▶ [What is being asked] Reproduce the listing below from the line with "Write the matplotlib code for this chart." to the line with "ax.axis('off')", both lines included, character for character, minus any pictures.

· · · · ·

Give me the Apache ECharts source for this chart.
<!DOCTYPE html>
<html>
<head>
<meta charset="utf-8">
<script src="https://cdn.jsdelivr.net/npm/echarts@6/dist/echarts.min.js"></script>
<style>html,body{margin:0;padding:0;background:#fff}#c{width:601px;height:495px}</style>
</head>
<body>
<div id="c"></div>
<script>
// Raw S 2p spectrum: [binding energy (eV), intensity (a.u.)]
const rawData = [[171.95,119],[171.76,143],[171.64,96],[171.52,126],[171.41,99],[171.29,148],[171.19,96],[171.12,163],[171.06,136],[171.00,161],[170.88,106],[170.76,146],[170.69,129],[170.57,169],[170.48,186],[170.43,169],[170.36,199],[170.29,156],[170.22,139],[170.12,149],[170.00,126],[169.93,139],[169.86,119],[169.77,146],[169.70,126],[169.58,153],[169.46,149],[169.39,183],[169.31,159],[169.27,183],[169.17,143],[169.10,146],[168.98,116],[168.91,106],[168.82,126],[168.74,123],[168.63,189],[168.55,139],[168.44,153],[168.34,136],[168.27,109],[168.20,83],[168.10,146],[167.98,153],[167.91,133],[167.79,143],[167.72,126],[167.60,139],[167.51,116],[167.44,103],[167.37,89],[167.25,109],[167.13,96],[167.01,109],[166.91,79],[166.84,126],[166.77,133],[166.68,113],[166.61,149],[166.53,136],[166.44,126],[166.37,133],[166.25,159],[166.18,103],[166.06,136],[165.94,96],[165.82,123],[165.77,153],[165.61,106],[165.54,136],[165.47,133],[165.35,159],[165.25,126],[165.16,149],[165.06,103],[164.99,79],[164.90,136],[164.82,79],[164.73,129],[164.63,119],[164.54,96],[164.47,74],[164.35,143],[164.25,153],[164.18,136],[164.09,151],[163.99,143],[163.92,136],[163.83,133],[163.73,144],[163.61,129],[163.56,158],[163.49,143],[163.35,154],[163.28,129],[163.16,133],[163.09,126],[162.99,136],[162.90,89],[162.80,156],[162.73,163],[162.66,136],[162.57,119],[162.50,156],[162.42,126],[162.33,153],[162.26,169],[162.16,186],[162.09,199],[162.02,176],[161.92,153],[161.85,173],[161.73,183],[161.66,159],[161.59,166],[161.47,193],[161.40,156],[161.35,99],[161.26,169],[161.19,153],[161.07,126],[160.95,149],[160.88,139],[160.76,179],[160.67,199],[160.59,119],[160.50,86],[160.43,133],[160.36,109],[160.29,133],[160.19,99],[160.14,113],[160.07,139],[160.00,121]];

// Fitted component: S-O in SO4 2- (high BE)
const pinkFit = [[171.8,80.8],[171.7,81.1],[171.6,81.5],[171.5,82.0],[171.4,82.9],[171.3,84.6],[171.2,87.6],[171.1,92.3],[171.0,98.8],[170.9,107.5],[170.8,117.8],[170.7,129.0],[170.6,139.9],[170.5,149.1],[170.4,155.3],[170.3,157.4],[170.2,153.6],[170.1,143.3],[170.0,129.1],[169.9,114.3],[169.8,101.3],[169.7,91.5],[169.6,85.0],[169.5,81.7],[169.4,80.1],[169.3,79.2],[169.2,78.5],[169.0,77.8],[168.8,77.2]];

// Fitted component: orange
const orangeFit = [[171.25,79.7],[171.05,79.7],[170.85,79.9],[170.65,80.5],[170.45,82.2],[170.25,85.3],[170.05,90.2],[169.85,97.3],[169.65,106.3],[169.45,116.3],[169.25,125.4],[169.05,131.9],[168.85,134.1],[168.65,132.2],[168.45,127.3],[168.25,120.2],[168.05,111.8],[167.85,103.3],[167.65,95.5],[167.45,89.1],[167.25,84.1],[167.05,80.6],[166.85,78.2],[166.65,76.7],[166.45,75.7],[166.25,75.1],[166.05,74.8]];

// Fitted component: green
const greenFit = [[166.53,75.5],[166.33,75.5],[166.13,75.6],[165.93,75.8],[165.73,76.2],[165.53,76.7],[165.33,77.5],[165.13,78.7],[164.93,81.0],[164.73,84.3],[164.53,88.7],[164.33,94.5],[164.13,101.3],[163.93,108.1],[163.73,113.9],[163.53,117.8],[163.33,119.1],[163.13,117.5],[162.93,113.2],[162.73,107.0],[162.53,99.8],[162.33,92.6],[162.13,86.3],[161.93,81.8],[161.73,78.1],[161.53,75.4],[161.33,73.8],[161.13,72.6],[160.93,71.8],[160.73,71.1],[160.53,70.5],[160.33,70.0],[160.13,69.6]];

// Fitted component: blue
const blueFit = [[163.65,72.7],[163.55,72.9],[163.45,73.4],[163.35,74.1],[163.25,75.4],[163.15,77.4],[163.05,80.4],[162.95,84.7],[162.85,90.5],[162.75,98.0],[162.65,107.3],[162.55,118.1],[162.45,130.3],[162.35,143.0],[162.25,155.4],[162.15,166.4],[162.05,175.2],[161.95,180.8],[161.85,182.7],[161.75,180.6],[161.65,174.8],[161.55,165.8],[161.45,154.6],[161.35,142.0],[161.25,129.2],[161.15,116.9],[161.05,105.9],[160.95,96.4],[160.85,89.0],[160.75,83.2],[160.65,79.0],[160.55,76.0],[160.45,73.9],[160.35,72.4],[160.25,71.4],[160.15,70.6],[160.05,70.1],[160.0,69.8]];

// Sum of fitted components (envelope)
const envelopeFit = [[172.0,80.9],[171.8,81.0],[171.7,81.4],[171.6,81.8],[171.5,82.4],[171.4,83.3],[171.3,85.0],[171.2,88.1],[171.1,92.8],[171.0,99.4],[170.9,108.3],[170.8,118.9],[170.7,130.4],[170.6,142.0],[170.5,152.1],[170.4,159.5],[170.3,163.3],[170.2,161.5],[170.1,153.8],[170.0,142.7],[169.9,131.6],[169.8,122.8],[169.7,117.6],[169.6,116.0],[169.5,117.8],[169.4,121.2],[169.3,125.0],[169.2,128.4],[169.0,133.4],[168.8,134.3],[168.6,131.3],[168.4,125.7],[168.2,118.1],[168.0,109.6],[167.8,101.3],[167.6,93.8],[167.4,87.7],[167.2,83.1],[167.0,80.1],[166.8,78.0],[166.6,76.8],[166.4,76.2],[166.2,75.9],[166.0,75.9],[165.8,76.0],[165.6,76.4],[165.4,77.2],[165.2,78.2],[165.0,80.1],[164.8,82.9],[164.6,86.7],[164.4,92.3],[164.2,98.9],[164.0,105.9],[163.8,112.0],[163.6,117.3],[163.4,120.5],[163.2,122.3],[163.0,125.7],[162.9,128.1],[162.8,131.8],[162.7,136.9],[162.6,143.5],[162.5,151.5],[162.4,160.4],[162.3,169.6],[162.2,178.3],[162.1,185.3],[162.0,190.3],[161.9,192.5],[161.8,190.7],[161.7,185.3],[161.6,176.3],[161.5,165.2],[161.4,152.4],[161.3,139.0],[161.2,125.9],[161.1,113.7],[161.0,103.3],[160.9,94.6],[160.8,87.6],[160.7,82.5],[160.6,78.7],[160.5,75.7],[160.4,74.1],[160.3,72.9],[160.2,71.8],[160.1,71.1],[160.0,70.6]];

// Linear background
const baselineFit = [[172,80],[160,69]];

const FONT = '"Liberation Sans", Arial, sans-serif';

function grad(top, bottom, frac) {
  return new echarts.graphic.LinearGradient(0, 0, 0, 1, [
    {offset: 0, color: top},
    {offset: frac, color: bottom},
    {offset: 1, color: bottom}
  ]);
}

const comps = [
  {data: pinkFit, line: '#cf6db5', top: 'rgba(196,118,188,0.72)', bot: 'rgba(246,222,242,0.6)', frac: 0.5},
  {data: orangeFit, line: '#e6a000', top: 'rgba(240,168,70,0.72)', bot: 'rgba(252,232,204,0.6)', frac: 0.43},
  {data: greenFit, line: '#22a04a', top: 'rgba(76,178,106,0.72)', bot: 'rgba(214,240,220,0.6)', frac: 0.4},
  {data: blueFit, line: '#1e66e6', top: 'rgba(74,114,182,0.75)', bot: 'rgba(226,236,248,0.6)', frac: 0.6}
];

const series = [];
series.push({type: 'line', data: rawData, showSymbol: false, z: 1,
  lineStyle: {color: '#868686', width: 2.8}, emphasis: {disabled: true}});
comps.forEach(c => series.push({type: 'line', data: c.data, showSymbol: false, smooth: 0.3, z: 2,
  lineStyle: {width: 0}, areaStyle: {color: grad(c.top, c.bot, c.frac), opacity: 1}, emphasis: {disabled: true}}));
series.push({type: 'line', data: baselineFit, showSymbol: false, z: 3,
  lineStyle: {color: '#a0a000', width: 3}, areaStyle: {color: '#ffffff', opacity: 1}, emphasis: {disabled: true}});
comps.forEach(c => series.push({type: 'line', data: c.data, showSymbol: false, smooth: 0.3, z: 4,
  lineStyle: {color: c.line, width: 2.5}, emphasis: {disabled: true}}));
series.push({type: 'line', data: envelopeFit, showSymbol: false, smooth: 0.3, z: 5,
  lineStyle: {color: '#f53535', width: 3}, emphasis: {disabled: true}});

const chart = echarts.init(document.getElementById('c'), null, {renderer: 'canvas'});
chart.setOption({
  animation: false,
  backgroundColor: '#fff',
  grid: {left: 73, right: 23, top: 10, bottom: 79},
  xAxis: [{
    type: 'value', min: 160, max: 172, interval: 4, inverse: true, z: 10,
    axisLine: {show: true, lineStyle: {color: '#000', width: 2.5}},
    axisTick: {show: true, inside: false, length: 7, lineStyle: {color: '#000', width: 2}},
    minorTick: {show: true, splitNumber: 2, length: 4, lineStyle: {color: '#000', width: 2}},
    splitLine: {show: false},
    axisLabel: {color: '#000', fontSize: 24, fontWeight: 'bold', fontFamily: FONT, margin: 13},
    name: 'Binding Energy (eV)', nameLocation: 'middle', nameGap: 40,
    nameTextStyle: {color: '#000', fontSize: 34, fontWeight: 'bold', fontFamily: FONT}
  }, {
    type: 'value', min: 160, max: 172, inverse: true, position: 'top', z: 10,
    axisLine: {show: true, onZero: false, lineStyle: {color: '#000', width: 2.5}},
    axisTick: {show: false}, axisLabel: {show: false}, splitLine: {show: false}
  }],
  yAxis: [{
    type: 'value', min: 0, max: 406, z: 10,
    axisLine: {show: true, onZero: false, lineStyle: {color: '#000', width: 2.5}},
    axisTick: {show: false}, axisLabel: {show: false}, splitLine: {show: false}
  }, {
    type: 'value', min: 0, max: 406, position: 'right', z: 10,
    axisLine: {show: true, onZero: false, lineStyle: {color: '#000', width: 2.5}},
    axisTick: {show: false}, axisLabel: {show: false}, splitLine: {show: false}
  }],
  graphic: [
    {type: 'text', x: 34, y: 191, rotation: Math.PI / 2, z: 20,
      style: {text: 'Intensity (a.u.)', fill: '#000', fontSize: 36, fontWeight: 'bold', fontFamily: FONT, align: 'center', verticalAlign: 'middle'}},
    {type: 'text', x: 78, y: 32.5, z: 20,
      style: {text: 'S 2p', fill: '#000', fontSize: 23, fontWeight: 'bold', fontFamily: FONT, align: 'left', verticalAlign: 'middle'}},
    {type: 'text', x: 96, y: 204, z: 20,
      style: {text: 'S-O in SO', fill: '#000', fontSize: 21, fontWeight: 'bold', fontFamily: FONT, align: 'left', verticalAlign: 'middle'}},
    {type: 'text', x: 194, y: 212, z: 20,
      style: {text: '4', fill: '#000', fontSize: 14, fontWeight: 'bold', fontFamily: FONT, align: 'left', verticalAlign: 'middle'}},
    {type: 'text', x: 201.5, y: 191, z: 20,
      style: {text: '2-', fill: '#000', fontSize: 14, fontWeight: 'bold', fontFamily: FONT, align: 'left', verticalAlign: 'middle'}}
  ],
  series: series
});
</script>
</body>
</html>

· · · · ·

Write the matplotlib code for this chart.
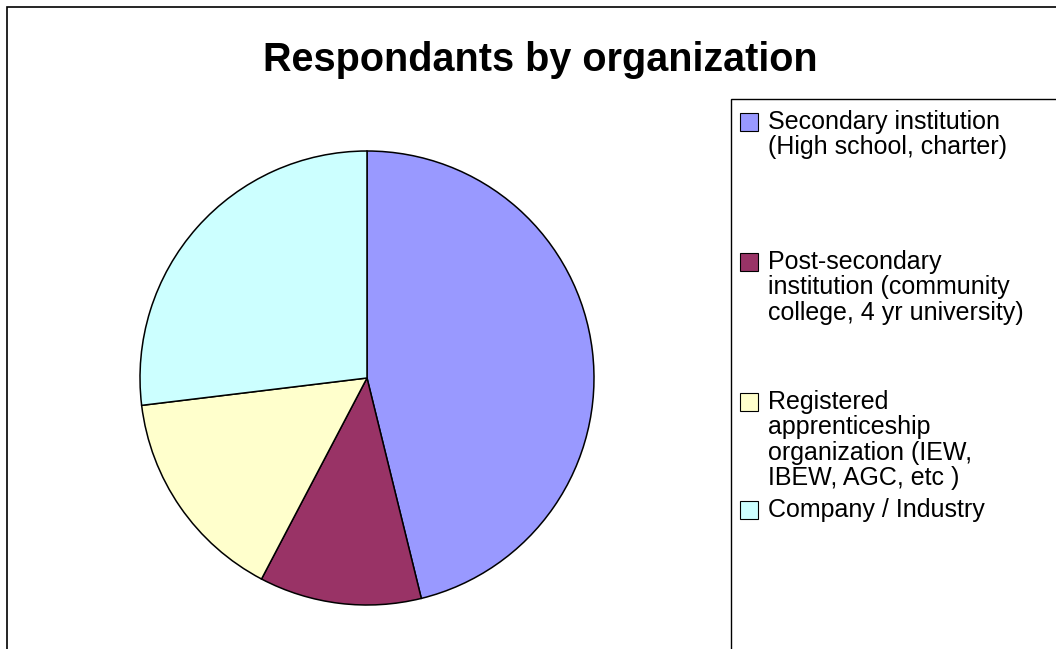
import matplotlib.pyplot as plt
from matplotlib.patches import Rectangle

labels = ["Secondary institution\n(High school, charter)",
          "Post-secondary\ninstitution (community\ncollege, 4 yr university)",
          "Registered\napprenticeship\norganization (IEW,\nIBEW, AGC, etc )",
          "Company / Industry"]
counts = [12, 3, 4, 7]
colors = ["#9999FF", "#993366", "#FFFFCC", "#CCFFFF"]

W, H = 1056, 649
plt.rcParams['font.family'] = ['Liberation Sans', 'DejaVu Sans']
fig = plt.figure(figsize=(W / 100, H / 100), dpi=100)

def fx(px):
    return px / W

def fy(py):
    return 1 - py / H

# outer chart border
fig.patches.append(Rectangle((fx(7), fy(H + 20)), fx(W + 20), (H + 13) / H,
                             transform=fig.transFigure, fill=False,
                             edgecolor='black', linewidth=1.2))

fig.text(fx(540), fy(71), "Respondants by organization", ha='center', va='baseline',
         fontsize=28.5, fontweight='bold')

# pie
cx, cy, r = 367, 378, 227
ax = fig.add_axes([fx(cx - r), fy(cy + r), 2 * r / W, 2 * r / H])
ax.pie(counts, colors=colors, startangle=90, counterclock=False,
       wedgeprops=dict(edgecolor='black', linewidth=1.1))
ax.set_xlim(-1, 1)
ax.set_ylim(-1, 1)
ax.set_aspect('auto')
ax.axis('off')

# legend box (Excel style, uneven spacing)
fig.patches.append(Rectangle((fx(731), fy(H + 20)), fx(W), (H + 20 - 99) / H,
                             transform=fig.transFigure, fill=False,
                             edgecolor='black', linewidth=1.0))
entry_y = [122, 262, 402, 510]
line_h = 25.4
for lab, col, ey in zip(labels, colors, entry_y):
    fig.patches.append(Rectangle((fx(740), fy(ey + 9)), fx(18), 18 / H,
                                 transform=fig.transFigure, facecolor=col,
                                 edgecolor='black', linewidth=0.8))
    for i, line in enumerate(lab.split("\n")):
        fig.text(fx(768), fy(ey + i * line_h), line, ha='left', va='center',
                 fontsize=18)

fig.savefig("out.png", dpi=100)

· · · · ·

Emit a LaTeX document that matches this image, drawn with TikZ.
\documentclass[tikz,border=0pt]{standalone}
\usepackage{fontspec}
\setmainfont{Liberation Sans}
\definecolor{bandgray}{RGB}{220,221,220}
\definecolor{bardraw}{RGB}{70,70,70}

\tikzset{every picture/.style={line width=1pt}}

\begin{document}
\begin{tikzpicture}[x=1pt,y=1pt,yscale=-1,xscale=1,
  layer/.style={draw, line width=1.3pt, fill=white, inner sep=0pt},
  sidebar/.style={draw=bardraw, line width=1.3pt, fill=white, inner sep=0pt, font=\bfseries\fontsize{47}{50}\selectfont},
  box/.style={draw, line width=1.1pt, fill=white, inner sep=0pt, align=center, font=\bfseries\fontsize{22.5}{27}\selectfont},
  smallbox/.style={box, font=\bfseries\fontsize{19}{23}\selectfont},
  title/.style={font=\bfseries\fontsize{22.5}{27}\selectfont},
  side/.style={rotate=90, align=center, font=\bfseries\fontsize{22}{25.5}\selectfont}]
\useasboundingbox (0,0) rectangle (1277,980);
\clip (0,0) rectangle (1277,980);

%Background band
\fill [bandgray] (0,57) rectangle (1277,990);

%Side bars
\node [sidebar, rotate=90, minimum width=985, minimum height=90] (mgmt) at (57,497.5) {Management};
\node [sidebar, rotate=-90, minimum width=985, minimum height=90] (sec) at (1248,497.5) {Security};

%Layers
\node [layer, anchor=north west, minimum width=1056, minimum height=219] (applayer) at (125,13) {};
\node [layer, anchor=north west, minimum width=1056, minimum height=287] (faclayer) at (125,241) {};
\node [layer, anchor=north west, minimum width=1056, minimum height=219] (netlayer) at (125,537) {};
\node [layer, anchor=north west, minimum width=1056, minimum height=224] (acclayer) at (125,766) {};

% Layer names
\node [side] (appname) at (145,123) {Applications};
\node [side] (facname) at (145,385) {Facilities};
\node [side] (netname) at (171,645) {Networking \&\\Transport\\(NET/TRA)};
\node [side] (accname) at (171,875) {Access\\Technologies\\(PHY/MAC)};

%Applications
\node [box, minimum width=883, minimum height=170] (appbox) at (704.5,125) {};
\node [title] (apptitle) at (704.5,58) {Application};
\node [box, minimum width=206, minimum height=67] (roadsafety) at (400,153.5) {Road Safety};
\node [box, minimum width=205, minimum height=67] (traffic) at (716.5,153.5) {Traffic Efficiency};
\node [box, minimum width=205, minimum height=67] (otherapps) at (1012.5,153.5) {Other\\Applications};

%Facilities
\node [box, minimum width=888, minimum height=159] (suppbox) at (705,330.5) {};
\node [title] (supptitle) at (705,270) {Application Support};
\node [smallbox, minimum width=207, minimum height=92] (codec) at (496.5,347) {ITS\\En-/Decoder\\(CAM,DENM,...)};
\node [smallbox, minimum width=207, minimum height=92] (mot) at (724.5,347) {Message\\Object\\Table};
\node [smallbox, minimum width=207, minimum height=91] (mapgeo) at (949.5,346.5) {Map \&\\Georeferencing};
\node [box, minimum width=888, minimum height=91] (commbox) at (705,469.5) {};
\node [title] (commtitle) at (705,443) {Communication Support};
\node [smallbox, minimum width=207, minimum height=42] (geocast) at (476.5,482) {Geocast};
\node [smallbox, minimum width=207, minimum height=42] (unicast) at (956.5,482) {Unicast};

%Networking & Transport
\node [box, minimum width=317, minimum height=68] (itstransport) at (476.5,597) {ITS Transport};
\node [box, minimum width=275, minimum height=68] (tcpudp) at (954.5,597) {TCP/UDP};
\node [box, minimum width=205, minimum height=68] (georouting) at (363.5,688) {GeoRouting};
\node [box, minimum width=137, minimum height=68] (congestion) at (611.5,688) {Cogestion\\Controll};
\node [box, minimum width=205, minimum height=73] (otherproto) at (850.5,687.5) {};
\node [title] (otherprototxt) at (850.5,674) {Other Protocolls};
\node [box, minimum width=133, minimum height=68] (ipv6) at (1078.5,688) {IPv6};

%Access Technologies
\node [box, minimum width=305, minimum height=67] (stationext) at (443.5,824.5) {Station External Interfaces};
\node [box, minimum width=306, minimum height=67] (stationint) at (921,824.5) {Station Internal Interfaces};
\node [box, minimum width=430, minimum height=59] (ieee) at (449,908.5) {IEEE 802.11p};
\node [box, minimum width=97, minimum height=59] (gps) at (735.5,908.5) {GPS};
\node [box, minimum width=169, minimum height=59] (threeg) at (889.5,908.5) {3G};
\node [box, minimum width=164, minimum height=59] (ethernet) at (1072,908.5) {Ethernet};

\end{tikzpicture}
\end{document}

· · · · ·

▶ [Answer below]
Write the matplotlib code for this chart.
import matplotlib.pyplot as plt
from matplotlib.patches import Rectangle

labels = ["Secondary institution\n(High school, charter)",
          "Post-secondary\ninstitution (community\ncollege, 4 yr university)",
          "Registered\napprenticeship\norganization (IEW,\nIBEW, AGC, etc )",
          "Company / Industry"]
counts = [12, 3, 4, 7]
colors = ["#9999FF", "#993366", "#FFFFCC", "#CCFFFF"]

W, H = 1056, 649
plt.rcParams['font.family'] = ['Liberation Sans', 'DejaVu Sans']
fig = plt.figure(figsize=(W / 100, H / 100), dpi=100)

def fx(px):
    return px / W

def fy(py):
    return 1 - py / H

# outer chart border
fig.patches.append(Rectangle((fx(7), fy(H + 20)), fx(W + 20), (H + 13) / H,
                             transform=fig.transFigure, fill=False,
                             edgecolor='black', linewidth=1.2))

fig.text(fx(540), fy(71), "Respondants by organization", ha='center', va='baseline',
         fontsize=28.5, fontweight='bold')

# pie
cx, cy, r = 367, 378, 227
ax = fig.add_axes([fx(cx - r), fy(cy + r), 2 * r / W, 2 * r / H])
ax.pie(counts, colors=colors, startangle=90, counterclock=False,
       wedgeprops=dict(edgecolor='black', linewidth=1.1))
ax.set_xlim(-1, 1)
ax.set_ylim(-1, 1)
ax.set_aspect('auto')
ax.axis('off')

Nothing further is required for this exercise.